→ **Stated problem**
Look through the data below and return each line where "with" appears.

^^^^^^^^

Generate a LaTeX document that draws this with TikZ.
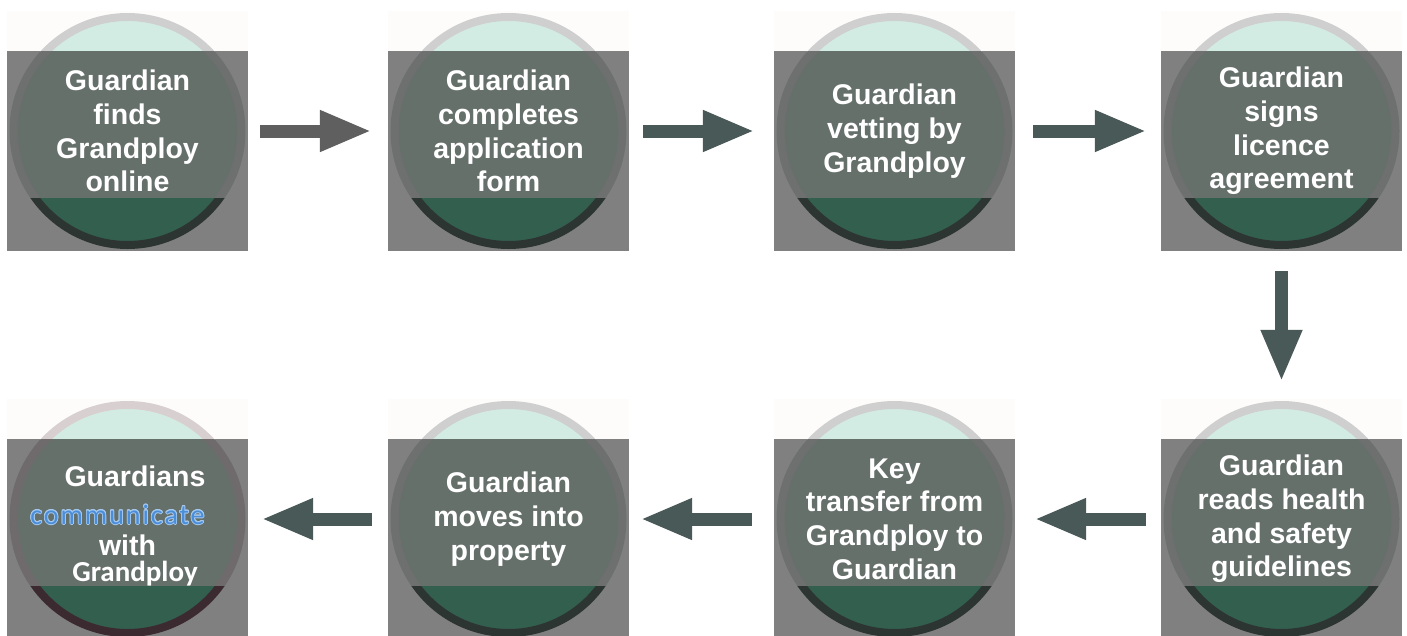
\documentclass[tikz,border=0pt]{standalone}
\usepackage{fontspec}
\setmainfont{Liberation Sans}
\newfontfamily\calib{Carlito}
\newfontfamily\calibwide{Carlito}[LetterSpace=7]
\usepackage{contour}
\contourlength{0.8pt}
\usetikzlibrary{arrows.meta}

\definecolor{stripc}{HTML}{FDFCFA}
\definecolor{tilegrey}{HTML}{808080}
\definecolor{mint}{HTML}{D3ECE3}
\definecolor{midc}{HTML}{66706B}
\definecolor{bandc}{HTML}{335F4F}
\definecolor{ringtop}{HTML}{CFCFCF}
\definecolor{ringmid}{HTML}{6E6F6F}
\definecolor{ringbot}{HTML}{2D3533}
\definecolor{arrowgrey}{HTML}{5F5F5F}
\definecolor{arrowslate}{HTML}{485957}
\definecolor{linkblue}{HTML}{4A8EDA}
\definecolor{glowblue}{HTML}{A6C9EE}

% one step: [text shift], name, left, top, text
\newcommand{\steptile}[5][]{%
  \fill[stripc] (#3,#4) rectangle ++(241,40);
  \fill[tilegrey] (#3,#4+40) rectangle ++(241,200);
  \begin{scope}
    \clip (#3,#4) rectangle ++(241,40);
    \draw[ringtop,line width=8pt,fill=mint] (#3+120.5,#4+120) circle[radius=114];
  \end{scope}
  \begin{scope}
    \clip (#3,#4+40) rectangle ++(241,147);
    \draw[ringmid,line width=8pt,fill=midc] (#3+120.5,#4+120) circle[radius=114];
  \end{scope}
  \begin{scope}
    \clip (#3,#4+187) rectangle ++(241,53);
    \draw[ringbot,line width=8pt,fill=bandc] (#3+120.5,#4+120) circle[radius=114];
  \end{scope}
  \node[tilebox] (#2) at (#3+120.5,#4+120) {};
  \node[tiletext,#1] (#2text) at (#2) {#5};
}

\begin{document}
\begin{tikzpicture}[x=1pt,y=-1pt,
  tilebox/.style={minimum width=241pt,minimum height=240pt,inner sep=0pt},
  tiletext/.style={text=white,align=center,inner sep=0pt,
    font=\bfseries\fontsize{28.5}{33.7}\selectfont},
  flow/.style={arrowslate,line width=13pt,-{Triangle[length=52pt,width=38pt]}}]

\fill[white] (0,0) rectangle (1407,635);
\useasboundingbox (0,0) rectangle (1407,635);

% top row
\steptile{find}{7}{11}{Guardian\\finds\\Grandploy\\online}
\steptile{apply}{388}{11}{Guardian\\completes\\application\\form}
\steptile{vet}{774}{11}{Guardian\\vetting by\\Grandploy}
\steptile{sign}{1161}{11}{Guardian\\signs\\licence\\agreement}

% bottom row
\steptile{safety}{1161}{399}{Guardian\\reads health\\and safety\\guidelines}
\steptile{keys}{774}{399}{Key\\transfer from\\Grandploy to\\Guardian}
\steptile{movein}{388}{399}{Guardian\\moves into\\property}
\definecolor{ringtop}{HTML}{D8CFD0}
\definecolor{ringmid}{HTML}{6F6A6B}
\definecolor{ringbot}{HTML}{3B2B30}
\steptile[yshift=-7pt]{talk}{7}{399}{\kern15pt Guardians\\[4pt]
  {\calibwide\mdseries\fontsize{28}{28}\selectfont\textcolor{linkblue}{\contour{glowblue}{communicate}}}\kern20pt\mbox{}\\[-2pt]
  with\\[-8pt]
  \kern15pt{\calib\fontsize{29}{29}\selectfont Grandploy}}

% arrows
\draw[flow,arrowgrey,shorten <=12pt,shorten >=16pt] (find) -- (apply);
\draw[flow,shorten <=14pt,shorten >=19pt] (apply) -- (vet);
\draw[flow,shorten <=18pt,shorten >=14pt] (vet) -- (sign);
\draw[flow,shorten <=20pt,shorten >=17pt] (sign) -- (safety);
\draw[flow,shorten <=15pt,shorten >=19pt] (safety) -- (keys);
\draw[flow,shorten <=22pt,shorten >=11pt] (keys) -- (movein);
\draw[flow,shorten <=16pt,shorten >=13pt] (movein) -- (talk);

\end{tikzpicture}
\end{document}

^^^^^^^^

→ **Written answer**
Generate a LaTeX document that draws this with TikZ.
  with\\[-8pt]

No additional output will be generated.